Increasing wear and corrosion resistance of low-alloy steel by anode plasma electrolytic nitriding

In this work, we investigate the properties of the low-alloy steel (0.4% C, 1% Cr) which is obtained as a result of anode plasma electrolytic nitriding (PEN) followed by hardening in the same electrolyte. An X-ray diffractometer and a scanning electron microscopy (SEM) were used to characterize the phase composition of the modified layer and its surface morphology. Surface roughness was studied with the use of a roughness tester. The hardness of the treated and untreated samples was measured using a microhardness tester. A pin-on-disk tribometer was occupied to evaluate weight loss of the untreated and treated samples at lubricated conditions. Corrosion properties of the samples treated surfaces were evaluated using potentiodynamic polarisation tests in solution of sodium sulfate. The effect of nitriding regimes on the weight wear and corrosion resistance of treated steel is considered.
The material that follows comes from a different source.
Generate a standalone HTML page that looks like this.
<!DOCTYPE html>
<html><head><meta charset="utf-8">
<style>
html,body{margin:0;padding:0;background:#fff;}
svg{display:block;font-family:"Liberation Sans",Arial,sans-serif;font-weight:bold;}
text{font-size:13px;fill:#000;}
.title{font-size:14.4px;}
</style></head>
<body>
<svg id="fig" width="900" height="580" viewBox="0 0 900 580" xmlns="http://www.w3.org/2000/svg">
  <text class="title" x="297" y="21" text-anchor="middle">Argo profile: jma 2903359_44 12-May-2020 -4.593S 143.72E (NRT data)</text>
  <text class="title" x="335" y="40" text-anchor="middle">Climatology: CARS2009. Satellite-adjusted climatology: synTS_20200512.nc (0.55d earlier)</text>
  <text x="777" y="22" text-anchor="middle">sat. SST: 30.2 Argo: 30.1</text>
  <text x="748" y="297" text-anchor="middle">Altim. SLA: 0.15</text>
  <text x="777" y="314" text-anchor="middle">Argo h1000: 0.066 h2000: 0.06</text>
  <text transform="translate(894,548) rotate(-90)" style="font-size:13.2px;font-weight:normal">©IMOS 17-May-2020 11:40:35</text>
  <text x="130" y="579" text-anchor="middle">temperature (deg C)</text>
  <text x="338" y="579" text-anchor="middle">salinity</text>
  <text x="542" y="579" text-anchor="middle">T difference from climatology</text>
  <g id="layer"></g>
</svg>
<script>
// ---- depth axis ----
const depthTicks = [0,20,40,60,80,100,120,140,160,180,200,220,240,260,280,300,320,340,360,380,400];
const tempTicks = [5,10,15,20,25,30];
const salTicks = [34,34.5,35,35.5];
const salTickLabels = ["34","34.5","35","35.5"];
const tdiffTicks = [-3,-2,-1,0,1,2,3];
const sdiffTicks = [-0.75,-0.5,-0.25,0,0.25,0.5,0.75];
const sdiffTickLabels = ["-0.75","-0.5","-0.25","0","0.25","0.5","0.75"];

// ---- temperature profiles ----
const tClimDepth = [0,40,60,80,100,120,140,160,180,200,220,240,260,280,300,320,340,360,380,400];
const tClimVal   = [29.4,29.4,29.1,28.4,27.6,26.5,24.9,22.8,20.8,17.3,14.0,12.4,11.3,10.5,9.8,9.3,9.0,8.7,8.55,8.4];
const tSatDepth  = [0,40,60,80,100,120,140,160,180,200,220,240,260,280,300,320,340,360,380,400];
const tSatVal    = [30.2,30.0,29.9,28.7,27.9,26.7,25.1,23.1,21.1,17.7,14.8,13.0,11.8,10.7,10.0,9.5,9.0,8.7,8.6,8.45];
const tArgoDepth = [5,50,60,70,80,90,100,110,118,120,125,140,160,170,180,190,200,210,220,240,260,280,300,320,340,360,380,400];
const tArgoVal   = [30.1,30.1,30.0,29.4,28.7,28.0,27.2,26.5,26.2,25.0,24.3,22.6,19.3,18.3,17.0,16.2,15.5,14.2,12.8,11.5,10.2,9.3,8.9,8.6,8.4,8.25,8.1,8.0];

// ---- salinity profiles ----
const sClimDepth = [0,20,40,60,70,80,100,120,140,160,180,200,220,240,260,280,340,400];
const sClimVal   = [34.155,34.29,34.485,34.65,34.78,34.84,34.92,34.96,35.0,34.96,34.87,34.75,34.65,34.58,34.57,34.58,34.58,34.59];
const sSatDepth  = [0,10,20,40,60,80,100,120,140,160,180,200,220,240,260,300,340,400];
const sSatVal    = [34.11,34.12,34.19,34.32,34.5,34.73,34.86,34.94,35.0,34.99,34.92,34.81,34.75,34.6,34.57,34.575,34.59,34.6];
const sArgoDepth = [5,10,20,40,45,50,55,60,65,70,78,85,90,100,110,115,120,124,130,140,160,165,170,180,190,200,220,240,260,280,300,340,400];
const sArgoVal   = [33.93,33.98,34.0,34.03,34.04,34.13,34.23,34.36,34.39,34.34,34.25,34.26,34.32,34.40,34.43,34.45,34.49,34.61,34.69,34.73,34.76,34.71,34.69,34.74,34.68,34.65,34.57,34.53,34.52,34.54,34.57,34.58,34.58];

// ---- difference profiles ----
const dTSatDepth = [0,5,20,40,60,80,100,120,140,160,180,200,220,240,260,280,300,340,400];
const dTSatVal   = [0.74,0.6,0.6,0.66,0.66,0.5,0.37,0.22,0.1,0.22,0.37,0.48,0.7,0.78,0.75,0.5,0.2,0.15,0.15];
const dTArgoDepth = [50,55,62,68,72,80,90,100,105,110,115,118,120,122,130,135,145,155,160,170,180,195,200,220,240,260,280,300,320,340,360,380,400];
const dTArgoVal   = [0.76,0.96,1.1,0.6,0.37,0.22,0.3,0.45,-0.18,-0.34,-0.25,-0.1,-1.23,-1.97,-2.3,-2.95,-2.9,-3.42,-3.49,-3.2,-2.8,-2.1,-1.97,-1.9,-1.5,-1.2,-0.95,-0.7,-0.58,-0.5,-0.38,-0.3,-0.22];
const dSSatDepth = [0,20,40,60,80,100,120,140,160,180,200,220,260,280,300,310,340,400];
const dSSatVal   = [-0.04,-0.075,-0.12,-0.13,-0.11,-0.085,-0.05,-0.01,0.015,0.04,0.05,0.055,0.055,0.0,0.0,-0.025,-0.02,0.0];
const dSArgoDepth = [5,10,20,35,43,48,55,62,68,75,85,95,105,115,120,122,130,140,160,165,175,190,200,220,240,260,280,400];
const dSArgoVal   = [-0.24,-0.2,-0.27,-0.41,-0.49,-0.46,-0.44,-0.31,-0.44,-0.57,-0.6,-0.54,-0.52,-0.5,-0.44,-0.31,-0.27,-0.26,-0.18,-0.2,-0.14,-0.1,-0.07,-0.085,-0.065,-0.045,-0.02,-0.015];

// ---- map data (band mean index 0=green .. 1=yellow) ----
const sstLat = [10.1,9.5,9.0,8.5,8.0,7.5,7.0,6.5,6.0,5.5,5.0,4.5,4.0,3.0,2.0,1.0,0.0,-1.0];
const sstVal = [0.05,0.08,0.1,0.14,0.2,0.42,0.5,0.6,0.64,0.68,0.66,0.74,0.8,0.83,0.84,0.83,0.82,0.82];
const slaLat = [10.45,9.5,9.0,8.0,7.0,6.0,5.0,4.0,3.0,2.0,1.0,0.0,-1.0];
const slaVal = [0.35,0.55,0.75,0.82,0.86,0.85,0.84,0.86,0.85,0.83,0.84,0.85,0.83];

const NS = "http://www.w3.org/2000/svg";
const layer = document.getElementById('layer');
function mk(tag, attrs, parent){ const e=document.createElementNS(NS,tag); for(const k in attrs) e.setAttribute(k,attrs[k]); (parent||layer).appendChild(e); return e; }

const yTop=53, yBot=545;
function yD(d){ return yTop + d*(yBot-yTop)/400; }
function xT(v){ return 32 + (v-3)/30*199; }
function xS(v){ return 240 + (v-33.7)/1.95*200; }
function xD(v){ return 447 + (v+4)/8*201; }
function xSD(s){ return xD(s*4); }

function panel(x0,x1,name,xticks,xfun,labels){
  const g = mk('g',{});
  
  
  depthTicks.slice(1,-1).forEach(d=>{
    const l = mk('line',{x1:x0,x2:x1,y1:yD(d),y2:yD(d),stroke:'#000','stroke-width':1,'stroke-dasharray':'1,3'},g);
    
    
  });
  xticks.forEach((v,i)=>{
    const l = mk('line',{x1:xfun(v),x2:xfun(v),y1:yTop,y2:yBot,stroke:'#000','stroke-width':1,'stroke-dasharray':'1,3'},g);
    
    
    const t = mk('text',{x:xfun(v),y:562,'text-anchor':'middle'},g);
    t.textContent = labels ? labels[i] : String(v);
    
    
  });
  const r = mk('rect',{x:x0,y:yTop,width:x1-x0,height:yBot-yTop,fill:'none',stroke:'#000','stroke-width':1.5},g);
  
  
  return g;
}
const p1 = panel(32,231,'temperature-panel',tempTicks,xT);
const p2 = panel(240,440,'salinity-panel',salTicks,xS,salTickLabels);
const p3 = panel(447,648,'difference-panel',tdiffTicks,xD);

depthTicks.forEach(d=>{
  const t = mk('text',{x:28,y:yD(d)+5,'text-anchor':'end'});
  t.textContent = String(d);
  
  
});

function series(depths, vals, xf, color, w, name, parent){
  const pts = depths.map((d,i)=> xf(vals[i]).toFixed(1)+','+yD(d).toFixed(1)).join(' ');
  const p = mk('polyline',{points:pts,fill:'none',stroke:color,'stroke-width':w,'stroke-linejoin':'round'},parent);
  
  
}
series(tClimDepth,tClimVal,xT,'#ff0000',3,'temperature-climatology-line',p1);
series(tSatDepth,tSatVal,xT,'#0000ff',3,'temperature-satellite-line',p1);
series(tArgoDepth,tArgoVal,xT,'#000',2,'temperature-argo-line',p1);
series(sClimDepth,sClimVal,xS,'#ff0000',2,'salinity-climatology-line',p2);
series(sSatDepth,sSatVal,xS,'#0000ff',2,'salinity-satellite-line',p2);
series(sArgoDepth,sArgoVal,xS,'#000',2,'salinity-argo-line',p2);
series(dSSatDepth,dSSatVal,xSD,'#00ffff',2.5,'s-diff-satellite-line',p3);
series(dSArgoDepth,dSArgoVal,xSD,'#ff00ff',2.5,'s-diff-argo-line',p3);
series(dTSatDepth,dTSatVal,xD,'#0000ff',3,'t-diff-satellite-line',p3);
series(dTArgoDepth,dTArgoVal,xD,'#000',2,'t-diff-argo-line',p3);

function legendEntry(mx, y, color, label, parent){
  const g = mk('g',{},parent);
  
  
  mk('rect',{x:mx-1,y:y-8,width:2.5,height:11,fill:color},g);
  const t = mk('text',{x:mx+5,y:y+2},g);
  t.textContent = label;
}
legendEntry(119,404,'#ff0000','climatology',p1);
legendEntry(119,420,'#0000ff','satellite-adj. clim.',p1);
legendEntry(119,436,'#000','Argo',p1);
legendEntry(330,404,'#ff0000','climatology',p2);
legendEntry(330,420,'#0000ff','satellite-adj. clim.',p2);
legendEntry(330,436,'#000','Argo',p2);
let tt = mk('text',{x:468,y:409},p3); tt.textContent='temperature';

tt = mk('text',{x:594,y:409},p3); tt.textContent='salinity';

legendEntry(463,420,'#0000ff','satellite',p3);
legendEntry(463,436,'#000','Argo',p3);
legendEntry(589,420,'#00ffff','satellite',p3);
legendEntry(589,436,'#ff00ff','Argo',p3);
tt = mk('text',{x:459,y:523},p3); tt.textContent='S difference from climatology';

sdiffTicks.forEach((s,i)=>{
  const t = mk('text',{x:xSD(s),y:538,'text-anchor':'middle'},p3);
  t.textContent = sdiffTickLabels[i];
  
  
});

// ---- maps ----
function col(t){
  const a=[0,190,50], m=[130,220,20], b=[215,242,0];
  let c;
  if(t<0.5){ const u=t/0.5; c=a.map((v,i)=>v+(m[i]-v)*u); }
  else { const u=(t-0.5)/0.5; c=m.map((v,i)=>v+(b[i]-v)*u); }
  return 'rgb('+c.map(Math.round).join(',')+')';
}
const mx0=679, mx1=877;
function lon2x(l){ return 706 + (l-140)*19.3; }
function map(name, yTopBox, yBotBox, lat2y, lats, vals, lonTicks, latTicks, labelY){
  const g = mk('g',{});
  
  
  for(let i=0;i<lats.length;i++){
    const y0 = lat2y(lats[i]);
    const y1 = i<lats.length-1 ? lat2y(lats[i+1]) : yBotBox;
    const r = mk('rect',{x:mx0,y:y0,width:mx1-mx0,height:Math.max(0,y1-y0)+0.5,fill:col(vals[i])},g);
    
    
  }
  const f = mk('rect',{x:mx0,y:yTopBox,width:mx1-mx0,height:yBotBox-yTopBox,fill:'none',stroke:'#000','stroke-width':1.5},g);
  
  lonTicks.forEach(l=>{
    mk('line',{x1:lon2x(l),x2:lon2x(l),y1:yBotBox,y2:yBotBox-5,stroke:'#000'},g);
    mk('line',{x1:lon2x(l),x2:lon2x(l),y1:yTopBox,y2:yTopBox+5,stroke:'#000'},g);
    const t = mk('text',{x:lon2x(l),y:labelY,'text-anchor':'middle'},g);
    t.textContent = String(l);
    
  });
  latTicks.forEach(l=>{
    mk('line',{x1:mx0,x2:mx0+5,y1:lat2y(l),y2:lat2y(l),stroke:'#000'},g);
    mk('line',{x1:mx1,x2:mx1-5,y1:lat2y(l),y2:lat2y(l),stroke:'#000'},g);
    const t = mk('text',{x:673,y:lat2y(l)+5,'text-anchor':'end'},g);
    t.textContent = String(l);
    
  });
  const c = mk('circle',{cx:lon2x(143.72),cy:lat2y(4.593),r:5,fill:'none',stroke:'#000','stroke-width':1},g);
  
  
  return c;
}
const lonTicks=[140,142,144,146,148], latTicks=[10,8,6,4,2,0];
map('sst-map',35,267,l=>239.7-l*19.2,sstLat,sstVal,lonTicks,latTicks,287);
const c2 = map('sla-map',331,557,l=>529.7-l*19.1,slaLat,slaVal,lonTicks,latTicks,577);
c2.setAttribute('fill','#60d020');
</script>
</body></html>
It is established that competition of the anodic dissolution and iron oxidation determined the oxide layer thickness affects microhardness layer, surface roughness, and wear and corrosion resistance. The electrolyte composition (10 wt% ammonium chloride, 5 wt% ammonia) and processing mode (650 °C, 5 min) of low-alloy steels allowing one to obtain the hardened surface layer with microhardness 780 HV and with decrease in the weight loss after lubricant wear testing of 3 times or 4.6 times for dry friction are proposed. The anode PEN (800 °C, 5 min) can decrease the corrosion current density of steel in 0.05 mol/L solution of sodium sulfate by a factor of 7.7.